‘BRICS bank will play a major role, but much work lies ahead’

Johannesburg , July 07: The BRICS-backed New Development Bank will play a major role in multilateral development of financial institutions, but there are still many unanswered questions at this stage, the bank’s newly- appointed vice president Leslie Maasdorp has said.

As leaders of the bloc meet in the Russian city of Ufa for the 7th summit of the organisation, Maasdorp told the daily Star here that the unanswered questions were because of the fact that the bank was still at ground zero in terms of its establishment.

“The Treasury in South Africa together with the other treasuries in the BRICS countries have done considerable work over the past few years as part of the feasibility studies for the bank,” said Maasdorp, a South African banker.
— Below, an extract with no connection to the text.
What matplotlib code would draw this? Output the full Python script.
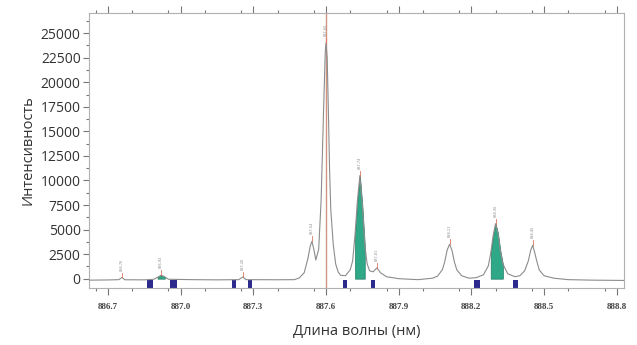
import numpy as np
import matplotlib.pyplot as plt
from matplotlib.ticker import MultipleLocator

# spectrum: wavelength (nm) and intensity
wl = [886.62, 886.70, 886.745, 886.758, 886.77, 886.85, 886.89, 886.905, 886.92, 886.935,
      886.95, 887.05, 887.15, 887.24, 887.257, 887.27, 887.40, 887.47, 887.49, 887.51,
      887.525, 887.535, 887.542, 887.55, 887.558, 887.57, 887.58, 887.59, 887.597, 887.60,
      887.605, 887.61, 887.615, 887.62, 887.63, 887.64, 887.65, 887.66, 887.68, 887.70, 887.71,
      887.72, 887.73, 887.74, 887.75, 887.76, 887.77, 887.78, 887.795, 887.81, 887.825,
      887.85, 887.90, 887.98, 888.04, 888.06, 888.08, 888.09, 888.10, 888.11, 888.12,
      888.13, 888.14, 888.16, 888.19, 888.22, 888.25, 888.27, 888.28, 888.29, 888.30,
      888.31, 888.32, 888.33, 888.35, 888.38, 888.40, 888.42, 888.435, 888.445, 888.453,
      888.46, 888.47, 888.48, 888.50, 888.54, 888.60, 888.70, 888.83]
intensity = [-150, -130, -100, 120, -110, -120, -60, 150, 350, 180,
             -60, -100, -120, -100, 180, -100, -110, -100, 80, 600,
             2000, 3300, 3800, 3000, 1900, 3000, 8000, 17000, 23000, 24000,
             22500, 17000, 11000, 7000, 3500, 1500, 700, 350, 300, 900, 1800,
             4500, 8000, 10500, 7500, 3500, 1500, 800, 700, 1100, 600,
             200, 0, -100, 50, 250, 900, 1700, 2900, 3500, 2900,
             1700, 900, 300, 50, 100, 400, 1300, 2600, 4400, 5600,
             4600, 2800, 1500, 500, 200, 300, 800, 1800, 2900, 3400,
             2800, 1800, 900, 300, 50, -100, -150, -180]

# peaks with markers on top
peak_wl = [886.758, 886.92, 887.257, 887.542, 887.60, 887.74, 887.81, 888.11, 888.30, 888.453]

# green integrated areas
green_lo = [886.905, 887.718, 888.278]
green_hi = [886.935, 887.762, 888.332]

# blue blocks under the baseline
block_wl = [886.873, 886.97, 887.22, 887.286, 887.678, 887.793, 888.222, 888.381]
block_w = [0.025, 0.028, 0.017, 0.015, 0.017, 0.017, 0.025, 0.022]

ref_line = 887.60
x_ticks = [886.7, 887.0, 887.3, 887.6, 887.9, 888.2, 888.5, 888.8]

wl_a = np.array(wl)
int_a = np.array(intensity)

fig = plt.figure(figsize=(6.37, 3.45), dpi=100)
ax = fig.add_axes([0.1397, 0.1652, 0.8399, 0.7971])

ax.axvline(ref_line, color="#cf9580", lw=1.0, zorder=1)

for lo, hi in zip(green_lo, green_hi):
    m = (wl_a >= lo - 1e-9) & (wl_a <= hi + 1e-9)
    ax.fill_between(wl_a[m], 0, int_a[m], color="#2fa888", edgecolor="#1f7a60",
                    lw=0.5, zorder=2)

ax.plot(wl, intensity, color="#8c8c8c", lw=0.8, zorder=3)

ax.bar(block_wl, 850, width=block_w, bottom=-950, color="#2d2a8e", zorder=2)

# tiny peak markers and labels
for p in peak_wl:
    h = np.interp(p, wl_a, int_a)
    ax.plot([p, p], [h, h + 500], color="#d9775a", lw=0.6, zorder=4)
    ax.text(p, h + 700, f"{p:.2f}".replace(".", ","), rotation=90, fontsize=2.5,
            color="#888888", ha="center", va="bottom", zorder=4)

ax.set_xlim(886.622, 888.83)
ax.set_ylim(-950, 27050)

ax.set_xticks(x_ticks)
ax.set_xticklabels([f"{t:.1f}" for t in x_ticks], family="Liberation Serif",
                   fontsize=6.5, fontweight="bold", color="#444444")
ax.xaxis.set_minor_locator(MultipleLocator(0.15))
ax.yaxis.set_major_locator(MultipleLocator(2500))
ax.yaxis.set_minor_locator(MultipleLocator(1250))
ax.set_yticks(np.arange(0, 25001, 2500))
for lab in ax.get_yticklabels():
    lab.set_family("Open Sans")
    lab.set_fontsize(10)
    lab.set_color("#333333")

ax.tick_params(axis="x", which="both", direction="out", top=True, bottom=True,
               color="#777777", pad=6)
ax.tick_params(axis="x", which="major", length=5, width=0.8)
ax.tick_params(axis="x", which="minor", length=2.5, width=0.8)
ax.tick_params(axis="y", which="both", direction="out", right=False, color="#777777")
ax.tick_params(axis="y", which="major", length=4, width=0.8, pad=2)
ax.tick_params(axis="y", which="minor", length=2, width=0.8)

for s in ax.spines.values():
    s.set_color("#b0b0b0")
    s.set_linewidth(0.8)

ax.set_xlabel("Длина волны (нм)", family="Open Sans", fontsize=10.5,
              color="#333333", labelpad=9)
ax.set_ylabel("Интенсивность", family="Open Sans", fontsize=10.5,
              color="#333333", labelpad=4)

fig.savefig("out.png", dpi=100)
“We will naturally leverage off that work as a significant resource base to steer the establishment of the bank,” Maasdorp said.

Maasdorp said he could not comment further on how this would pan out as the president and three other vice presidents had just been appointed to finalise these matters over the next few weeks in Shanghai.

“Our role as the founding core management team is to build the institution into a formidable new player in the infrastructure finance space.”

BRICS account for a fifth of the world’s economic output and 40 per cent of its population. The New Development Bank will be operationalised at the Ufa summit.

Maasdorp said while the NDB will obviously be a major addition to multilateral development of financial institutions it should be seen as complementary rather than a competitor.

He said the NDP was in some ways part of the strategy to continue the resurgence of Asia and China in particular over the past few decades.

“In no way should this be seen as a fundamental shift though as South Africa has and will continue to enjoy important economic relationships with the West,” Maasdorp said, adding that BRICS should be seen as an addition to existing South African economic relationships.

Maasdorp was optimistic about partnering with national and regional development banks: “Local institutions in general always have superior knowledge of national projects and local regulations, better understanding of the risks and so on.

“So when it comes to the design, engineering and financial packaging of new projects I suspect we will work very closely with (institutions such as) the African Development Bank, the World Bank and others.

“This is not about reinventing the wheel but complementing existing efforts to fast-track infrastructure development in developing countries,” Maasdorp told the daily.

Maasdorp has 13 years of global investment banking experience, including a stint as president of the Bank of America-Merrill Lynch franchise for southern Africa.

He is one of two nominations approved by the South African government to serve on the NDP.